Découvrir le noir et blanc et sillonner la planète

C’est en fait en autodidacte qu’il découvre alors la photographie et c’est dans la revue Variances qu’il définit le mieux ce changement radical : « Je trouvai dans ce regard si particulier qui est celui du photographe la concrétisation de ce qu’intellectuellement je comprenais de la vie qui m’entourait. J’ai alors décidé d’utiliser ce langage pour regarder et dire, ma formation d’économiste me permettant d’ajouter une troisième dimension essentielle : regarder, comprendre et dire ».

S’ensuit alors le tour du monde d’un photographe hors pair, spécialiste d’un vision exclusive en noir et blanc : le Sahel, le Portugal de la Révolution des Œillets, l’Angola, l’Amérique latine bien sûr. Il parcourut le monde pour les plus grandes agences : Sygma, Gamma, Magnum. Comme l’écrit la présidence dans son hommage, « un œil était né, une capacité à saisir les gestes, amplifier les noirs et blancs, déceler la beauté dans l’ombre, porter aussi toujours un regard humaniste retranché de tout jugement ». Plus précisément encore, selon le ministère de la culture, « en étendant son travail aux migrations, aux conflits armés, à la pauvreté et aux crises climatiques », Sebastião Salgado était devenu « le photographe des vies brisées, non sans détracteurs, il avait toutefois réussi, à travers la profondeur du noir et blanc, à y déceler la beauté et à leur redonner de la dignité ».

 

Replanter des arbres et siéger à l’Académie des Beaux-Arts

Mais dans ce tour du monde des conflits armés, l’horreur du génocide rwandais a été pour Sebastião Salgado « un point de bascule ». « J’y ai vu les choses les plus terribles qu’on puisse imaginer (…). L’accumulation de ces visions fut un choc effroyable. J’ai perdu foi en l’humanité », dit-il au Monde. Selon la présidence, à la fin des années 1990, « meurtri par son expérience dans l’enfer du génocide au Rwanda », le photographe retrouve la ferme familiale du Brésil, pour y fonder avec son épouse Lélia l’Institut Terra, une « œuvre colossale de reforestation dans la vallée du Rio Doce », un « fabuleux projet » avec pour objectif de replanter 2,5 millions d’arbres de 200 espèces différentes.

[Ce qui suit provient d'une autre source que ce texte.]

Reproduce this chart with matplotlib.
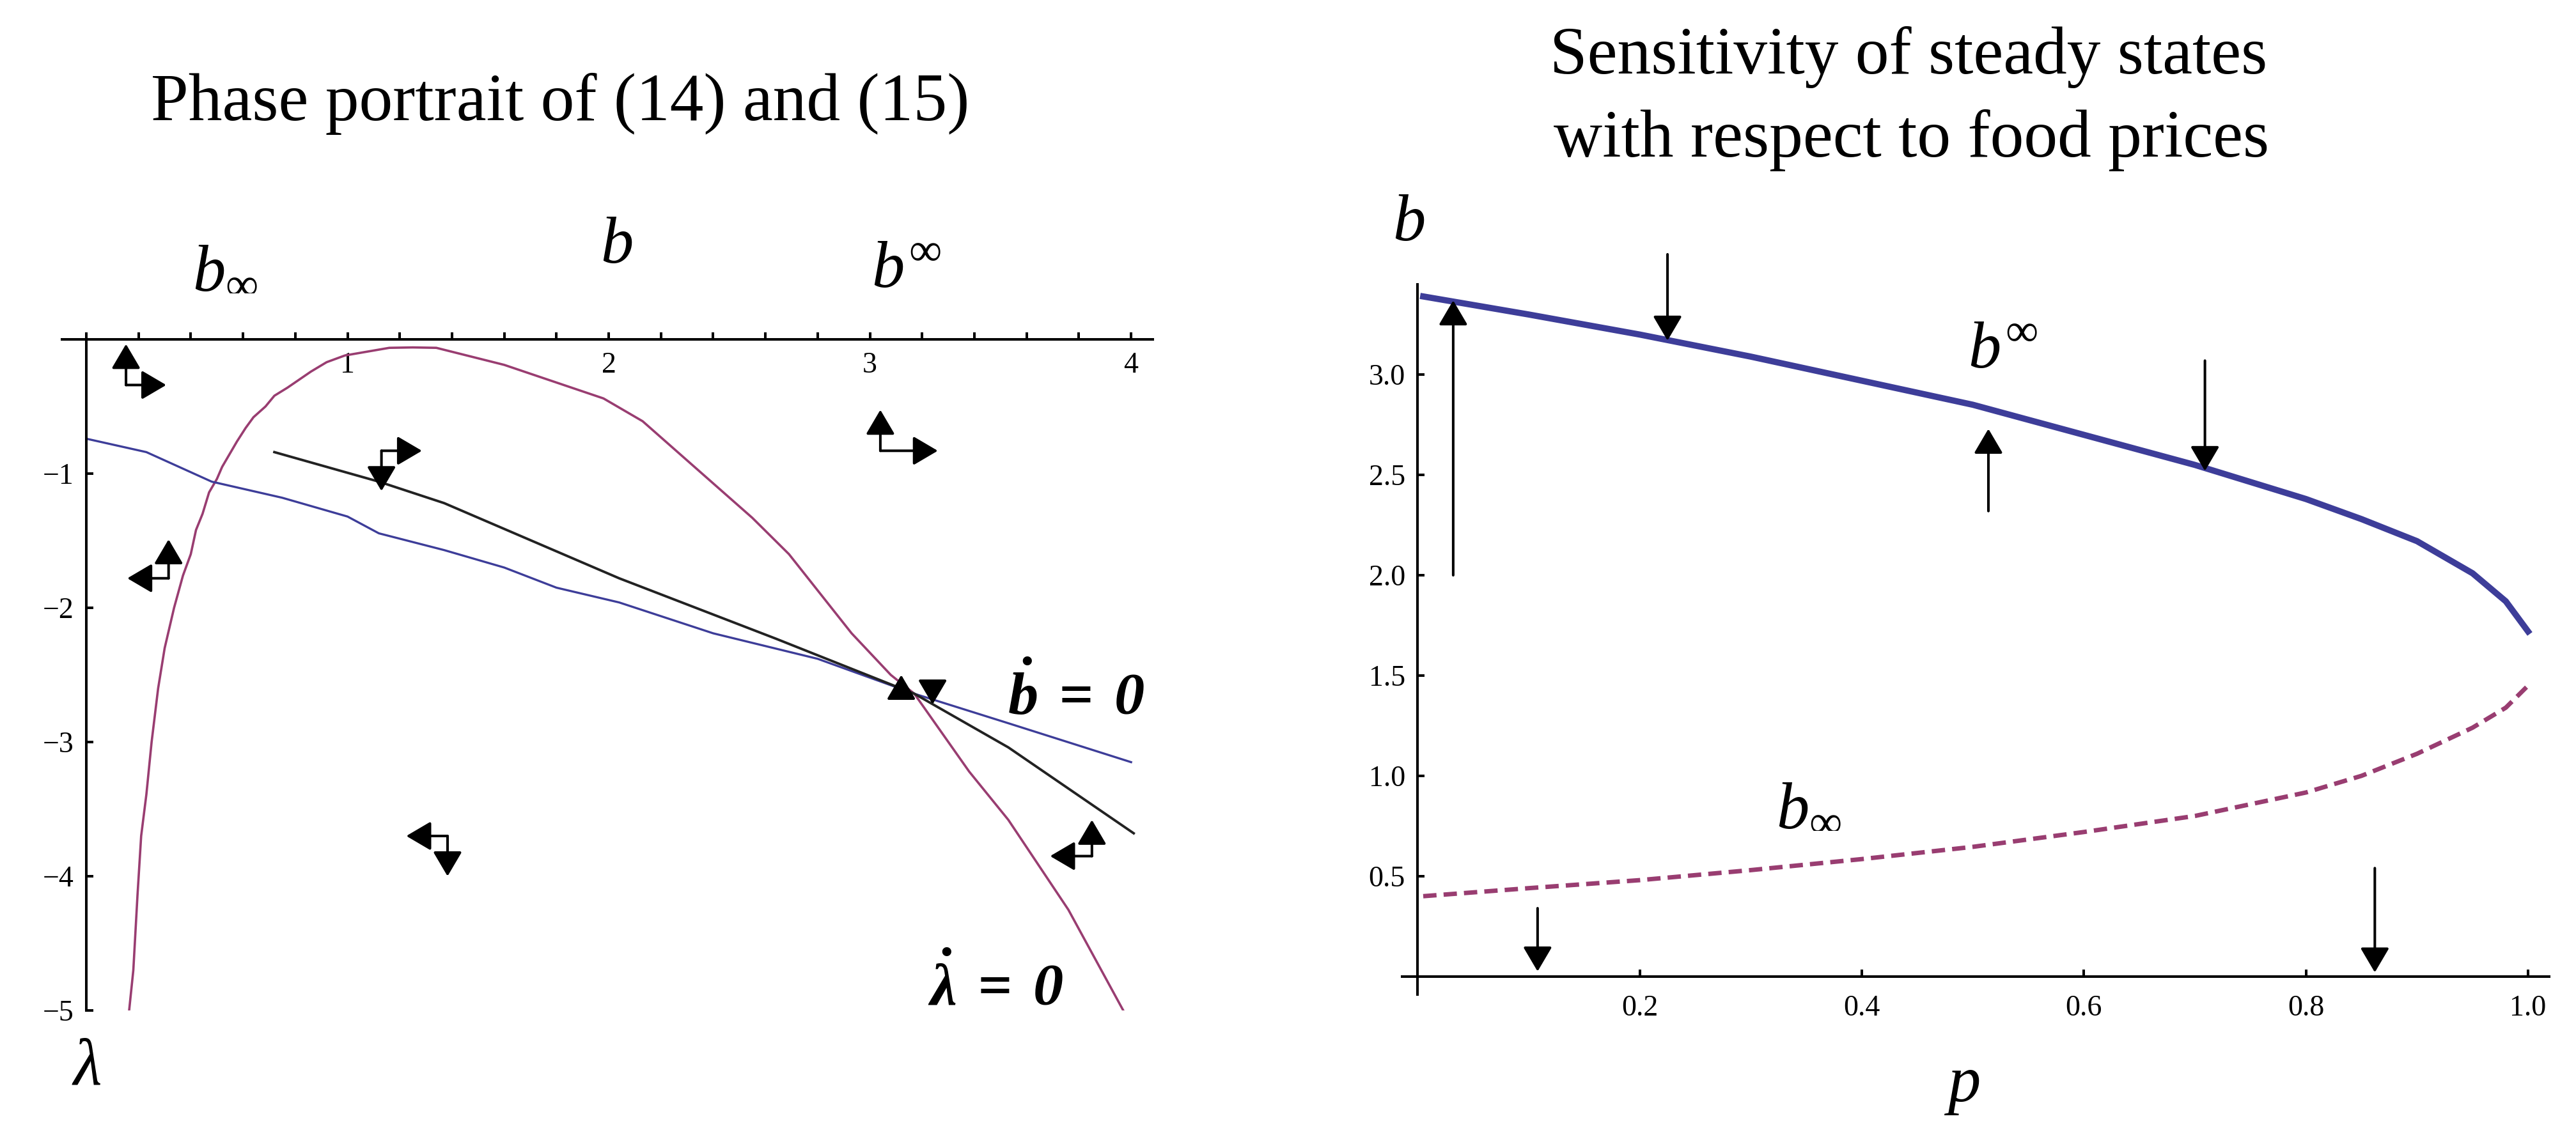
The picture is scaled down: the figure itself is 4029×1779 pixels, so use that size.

Parallèlement à ce projet, en France et dans le monde, il est « reconnu pleinement à la mesure de son art ». Il est aussi naturalisé français et, selon le ministère de la culture, « son lien avec notre pays a été définitivement scellé lorsqu’il a été élu en 2016 à l’Académie des Beaux-Arts ». Pourtant, dit-il encore au Monde, « je suis un photographe français, c’est vrai, mais mes fibres, mon âme, mes souvenirs de pluie torrentielle qu’aucun Français ne peut connaître me rappellent sans cesse que je suis un immigré ».